[What is being asked] Print, word for word, the opening line of the data below and every line after it through the line that contains "adult_week2_sem = [0.13, 0.15]", but not the pictures.

[Data excerpt]
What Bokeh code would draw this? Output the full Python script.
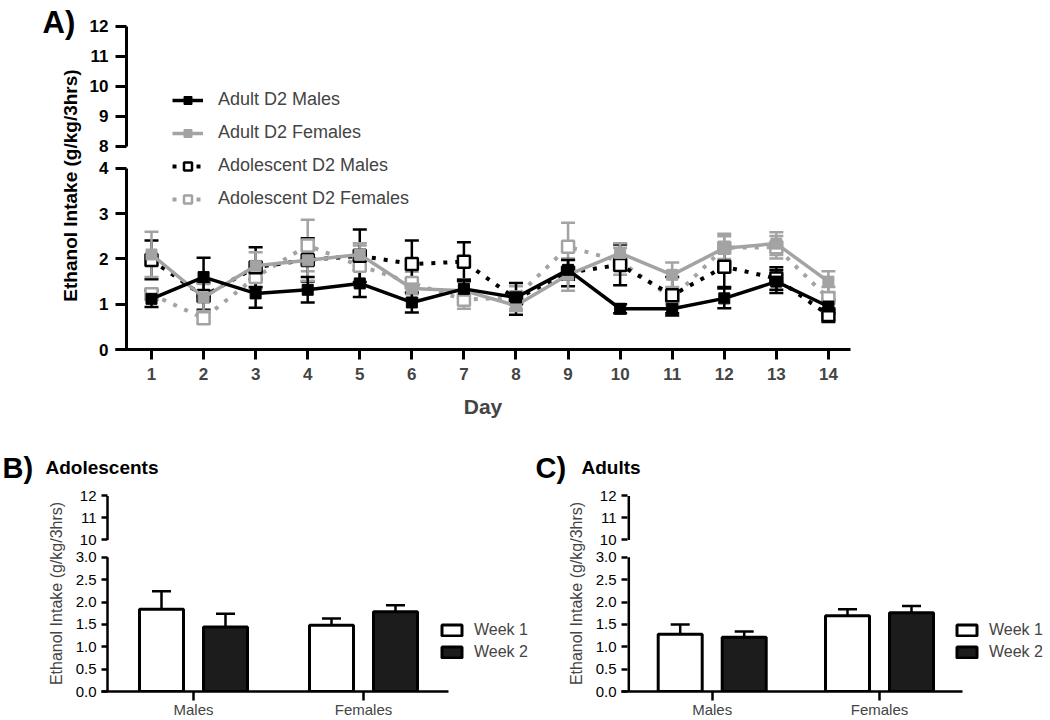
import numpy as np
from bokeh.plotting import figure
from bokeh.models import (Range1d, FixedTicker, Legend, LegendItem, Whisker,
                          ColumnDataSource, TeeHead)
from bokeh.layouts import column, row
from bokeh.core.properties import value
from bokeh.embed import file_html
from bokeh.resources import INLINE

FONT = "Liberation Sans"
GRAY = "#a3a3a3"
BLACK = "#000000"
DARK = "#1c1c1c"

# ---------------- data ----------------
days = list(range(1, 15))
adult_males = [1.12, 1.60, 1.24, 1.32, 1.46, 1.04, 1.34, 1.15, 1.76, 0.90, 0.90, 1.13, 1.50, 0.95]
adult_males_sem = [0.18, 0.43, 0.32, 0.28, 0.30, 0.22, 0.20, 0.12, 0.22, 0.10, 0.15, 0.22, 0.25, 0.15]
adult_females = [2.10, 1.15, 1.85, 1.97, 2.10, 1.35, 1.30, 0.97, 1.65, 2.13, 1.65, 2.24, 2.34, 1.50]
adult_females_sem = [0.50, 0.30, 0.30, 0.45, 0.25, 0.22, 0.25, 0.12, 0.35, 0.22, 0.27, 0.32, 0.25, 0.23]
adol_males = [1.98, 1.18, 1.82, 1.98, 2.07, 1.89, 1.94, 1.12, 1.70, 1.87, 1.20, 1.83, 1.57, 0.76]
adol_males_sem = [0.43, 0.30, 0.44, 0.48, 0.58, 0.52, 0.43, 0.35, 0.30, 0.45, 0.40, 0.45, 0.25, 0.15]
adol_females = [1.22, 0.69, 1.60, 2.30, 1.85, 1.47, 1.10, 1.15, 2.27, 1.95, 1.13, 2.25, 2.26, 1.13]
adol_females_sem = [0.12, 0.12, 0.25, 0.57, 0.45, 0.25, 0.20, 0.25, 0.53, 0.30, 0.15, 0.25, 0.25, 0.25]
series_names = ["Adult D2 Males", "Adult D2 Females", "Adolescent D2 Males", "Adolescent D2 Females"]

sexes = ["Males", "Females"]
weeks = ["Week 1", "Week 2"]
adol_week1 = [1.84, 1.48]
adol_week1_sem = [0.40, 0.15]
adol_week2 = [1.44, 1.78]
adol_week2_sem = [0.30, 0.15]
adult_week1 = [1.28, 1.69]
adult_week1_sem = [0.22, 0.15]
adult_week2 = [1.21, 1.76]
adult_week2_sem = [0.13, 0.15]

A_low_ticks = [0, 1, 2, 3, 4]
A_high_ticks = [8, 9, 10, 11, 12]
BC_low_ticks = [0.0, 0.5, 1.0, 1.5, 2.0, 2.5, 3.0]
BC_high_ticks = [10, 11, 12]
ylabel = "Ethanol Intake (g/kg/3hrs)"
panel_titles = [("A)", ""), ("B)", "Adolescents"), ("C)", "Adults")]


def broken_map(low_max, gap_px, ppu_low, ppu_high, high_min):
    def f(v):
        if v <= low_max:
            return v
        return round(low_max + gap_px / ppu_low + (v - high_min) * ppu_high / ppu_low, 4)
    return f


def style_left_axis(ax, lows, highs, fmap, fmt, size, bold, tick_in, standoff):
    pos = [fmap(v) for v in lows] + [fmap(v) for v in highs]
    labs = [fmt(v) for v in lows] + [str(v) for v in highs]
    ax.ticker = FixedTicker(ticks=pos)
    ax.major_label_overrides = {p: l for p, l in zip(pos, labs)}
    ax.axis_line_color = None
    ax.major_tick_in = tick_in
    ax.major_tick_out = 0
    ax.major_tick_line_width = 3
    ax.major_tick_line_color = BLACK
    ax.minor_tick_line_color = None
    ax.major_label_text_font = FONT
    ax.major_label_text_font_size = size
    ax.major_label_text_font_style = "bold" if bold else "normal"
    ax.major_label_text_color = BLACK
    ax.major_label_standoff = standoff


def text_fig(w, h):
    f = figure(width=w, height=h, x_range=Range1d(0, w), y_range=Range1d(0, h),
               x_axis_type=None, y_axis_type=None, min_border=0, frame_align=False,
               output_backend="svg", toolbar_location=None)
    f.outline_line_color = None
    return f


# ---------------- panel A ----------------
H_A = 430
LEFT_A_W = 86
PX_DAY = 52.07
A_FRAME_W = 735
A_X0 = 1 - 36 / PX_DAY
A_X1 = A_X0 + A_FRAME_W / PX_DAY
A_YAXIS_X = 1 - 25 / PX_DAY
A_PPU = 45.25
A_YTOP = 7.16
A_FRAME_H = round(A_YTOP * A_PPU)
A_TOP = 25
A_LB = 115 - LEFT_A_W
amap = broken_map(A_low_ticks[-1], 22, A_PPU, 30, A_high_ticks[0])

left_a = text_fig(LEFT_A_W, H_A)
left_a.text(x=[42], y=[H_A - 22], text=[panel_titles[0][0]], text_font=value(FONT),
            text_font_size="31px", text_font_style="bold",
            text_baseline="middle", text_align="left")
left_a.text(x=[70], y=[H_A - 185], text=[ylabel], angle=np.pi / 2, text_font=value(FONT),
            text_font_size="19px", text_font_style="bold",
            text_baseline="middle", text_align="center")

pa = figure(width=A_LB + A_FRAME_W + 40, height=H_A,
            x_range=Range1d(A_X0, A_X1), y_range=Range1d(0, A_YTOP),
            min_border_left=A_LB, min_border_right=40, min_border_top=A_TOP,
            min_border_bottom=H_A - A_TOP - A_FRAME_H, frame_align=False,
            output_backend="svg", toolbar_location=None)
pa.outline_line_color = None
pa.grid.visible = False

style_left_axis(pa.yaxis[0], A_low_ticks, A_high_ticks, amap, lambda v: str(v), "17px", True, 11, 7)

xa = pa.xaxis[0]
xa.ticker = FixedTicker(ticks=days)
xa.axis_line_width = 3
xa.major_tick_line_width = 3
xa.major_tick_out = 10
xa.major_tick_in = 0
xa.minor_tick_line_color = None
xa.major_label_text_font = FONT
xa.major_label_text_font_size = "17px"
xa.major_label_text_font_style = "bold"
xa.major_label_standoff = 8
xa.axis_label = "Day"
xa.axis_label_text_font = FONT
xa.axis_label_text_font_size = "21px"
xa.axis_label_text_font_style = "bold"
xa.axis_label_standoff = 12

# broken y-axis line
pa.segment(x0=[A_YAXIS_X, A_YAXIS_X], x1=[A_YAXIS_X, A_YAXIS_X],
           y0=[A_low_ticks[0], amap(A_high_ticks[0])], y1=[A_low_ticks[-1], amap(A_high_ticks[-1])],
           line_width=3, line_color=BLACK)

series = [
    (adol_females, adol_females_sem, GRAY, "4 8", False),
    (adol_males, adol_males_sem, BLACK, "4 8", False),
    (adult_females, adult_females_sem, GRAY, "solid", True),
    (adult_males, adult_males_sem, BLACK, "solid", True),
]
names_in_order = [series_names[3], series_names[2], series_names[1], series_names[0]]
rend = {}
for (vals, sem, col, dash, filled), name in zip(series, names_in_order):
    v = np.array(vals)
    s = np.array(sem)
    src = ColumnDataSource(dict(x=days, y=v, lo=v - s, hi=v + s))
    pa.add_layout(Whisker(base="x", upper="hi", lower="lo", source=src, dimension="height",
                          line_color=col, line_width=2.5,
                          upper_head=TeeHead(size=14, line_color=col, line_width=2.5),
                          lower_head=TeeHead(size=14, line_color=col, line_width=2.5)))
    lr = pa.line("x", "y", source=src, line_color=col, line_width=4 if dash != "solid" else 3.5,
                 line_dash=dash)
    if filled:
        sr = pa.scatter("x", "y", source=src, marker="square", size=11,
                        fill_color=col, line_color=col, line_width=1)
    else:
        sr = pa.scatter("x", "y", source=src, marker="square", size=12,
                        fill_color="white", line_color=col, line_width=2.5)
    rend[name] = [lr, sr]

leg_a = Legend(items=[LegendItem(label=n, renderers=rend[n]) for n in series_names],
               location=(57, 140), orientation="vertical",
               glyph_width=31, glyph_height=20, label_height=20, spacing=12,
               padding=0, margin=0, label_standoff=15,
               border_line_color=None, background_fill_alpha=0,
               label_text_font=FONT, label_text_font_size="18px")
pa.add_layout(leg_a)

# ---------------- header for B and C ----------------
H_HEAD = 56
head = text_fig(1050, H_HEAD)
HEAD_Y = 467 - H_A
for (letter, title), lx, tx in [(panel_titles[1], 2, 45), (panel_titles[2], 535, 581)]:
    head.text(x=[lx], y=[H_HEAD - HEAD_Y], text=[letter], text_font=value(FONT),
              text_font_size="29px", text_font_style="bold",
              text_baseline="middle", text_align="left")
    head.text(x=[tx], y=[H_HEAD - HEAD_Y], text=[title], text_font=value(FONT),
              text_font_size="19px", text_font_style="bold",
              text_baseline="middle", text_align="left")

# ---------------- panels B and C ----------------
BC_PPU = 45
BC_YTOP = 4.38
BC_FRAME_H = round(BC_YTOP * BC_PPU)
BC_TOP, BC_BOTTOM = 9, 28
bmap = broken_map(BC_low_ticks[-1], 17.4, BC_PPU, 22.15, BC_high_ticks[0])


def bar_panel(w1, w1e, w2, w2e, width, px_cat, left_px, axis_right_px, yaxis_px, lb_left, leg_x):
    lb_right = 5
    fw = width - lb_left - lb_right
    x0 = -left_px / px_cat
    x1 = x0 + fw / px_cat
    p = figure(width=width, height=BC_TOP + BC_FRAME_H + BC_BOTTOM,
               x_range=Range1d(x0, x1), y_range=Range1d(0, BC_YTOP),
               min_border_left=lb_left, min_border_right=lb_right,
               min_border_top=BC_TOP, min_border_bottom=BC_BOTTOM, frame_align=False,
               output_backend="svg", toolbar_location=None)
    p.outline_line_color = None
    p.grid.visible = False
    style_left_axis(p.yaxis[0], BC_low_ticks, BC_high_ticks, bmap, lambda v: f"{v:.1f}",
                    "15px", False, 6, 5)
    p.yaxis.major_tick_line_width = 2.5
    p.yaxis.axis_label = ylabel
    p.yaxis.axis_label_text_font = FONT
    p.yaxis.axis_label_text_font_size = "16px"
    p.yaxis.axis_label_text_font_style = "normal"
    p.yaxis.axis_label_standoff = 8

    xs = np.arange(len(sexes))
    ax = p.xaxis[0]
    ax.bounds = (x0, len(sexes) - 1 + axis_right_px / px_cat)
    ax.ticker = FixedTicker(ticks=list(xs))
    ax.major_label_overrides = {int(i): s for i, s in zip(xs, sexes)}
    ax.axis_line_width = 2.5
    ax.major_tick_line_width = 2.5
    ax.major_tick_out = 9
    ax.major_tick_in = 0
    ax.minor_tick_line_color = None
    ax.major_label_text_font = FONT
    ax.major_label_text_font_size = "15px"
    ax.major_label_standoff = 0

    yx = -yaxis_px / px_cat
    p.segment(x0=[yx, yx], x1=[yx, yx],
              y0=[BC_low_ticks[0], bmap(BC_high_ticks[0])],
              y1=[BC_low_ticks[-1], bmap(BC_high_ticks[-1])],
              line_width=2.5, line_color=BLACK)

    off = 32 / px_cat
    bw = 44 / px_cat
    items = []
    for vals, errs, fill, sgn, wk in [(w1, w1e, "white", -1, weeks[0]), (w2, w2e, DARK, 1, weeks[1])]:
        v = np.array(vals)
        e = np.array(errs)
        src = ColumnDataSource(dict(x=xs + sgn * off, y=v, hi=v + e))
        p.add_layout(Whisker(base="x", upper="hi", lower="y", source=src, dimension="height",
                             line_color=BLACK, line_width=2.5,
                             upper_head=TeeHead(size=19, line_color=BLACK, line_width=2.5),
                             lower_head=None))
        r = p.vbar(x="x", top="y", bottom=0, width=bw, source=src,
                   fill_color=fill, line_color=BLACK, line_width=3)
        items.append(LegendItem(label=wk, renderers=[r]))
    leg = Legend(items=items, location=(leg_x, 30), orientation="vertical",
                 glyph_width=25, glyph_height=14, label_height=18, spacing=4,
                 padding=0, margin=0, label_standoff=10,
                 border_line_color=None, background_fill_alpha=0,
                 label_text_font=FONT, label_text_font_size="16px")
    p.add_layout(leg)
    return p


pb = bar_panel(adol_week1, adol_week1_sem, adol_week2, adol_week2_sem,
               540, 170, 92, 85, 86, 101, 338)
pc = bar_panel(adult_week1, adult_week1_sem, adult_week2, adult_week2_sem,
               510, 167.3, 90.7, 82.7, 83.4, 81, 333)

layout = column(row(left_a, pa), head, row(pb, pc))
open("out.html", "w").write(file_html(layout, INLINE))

[Complete answer]
What Bokeh code would draw this? Output the full Python script.
import numpy as np
from bokeh.plotting import figure
from bokeh.models import (Range1d, FixedTicker, Legend, LegendItem, Whisker,
                          ColumnDataSource, TeeHead)
from bokeh.layouts import column, row
from bokeh.core.properties import value
from bokeh.embed import file_html
from bokeh.resources import INLINE

FONT = "Liberation Sans"
GRAY = "#a3a3a3"
BLACK = "#000000"
DARK = "#1c1c1c"

# ---------------- data ----------------
days = list(range(1, 15))
adult_males = [1.12, 1.60, 1.24, 1.32, 1.46, 1.04, 1.34, 1.15, 1.76, 0.90, 0.90, 1.13, 1.50, 0.95]
adult_males_sem = [0.18, 0.43, 0.32, 0.28, 0.30, 0.22, 0.20, 0.12, 0.22, 0.10, 0.15, 0.22, 0.25, 0.15]
adult_females = [2.10, 1.15, 1.85, 1.97, 2.10, 1.35, 1.30, 0.97, 1.65, 2.13, 1.65, 2.24, 2.34, 1.50]
adult_females_sem = [0.50, 0.30, 0.30, 0.45, 0.25, 0.22, 0.25, 0.12, 0.35, 0.22, 0.27, 0.32, 0.25, 0.23]
adol_males = [1.98, 1.18, 1.82, 1.98, 2.07, 1.89, 1.94, 1.12, 1.70, 1.87, 1.20, 1.83, 1.57, 0.76]
adol_males_sem = [0.43, 0.30, 0.44, 0.48, 0.58, 0.52, 0.43, 0.35, 0.30, 0.45, 0.40, 0.45, 0.25, 0.15]
adol_females = [1.22, 0.69, 1.60, 2.30, 1.85, 1.47, 1.10, 1.15, 2.27, 1.95, 1.13, 2.25, 2.26, 1.13]
adol_females_sem = [0.12, 0.12, 0.25, 0.57, 0.45, 0.25, 0.20, 0.25, 0.53, 0.30, 0.15, 0.25, 0.25, 0.25]
series_names = ["Adult D2 Males", "Adult D2 Females", "Adolescent D2 Males", "Adolescent D2 Females"]

sexes = ["Males", "Females"]
weeks = ["Week 1", "Week 2"]
adol_week1 = [1.84, 1.48]
adol_week1_sem = [0.40, 0.15]
adol_week2 = [1.44, 1.78]
adol_week2_sem = [0.30, 0.15]
adult_week1 = [1.28, 1.69]
adult_week1_sem = [0.22, 0.15]
adult_week2 = [1.21, 1.76]
adult_week2_sem = [0.13, 0.15]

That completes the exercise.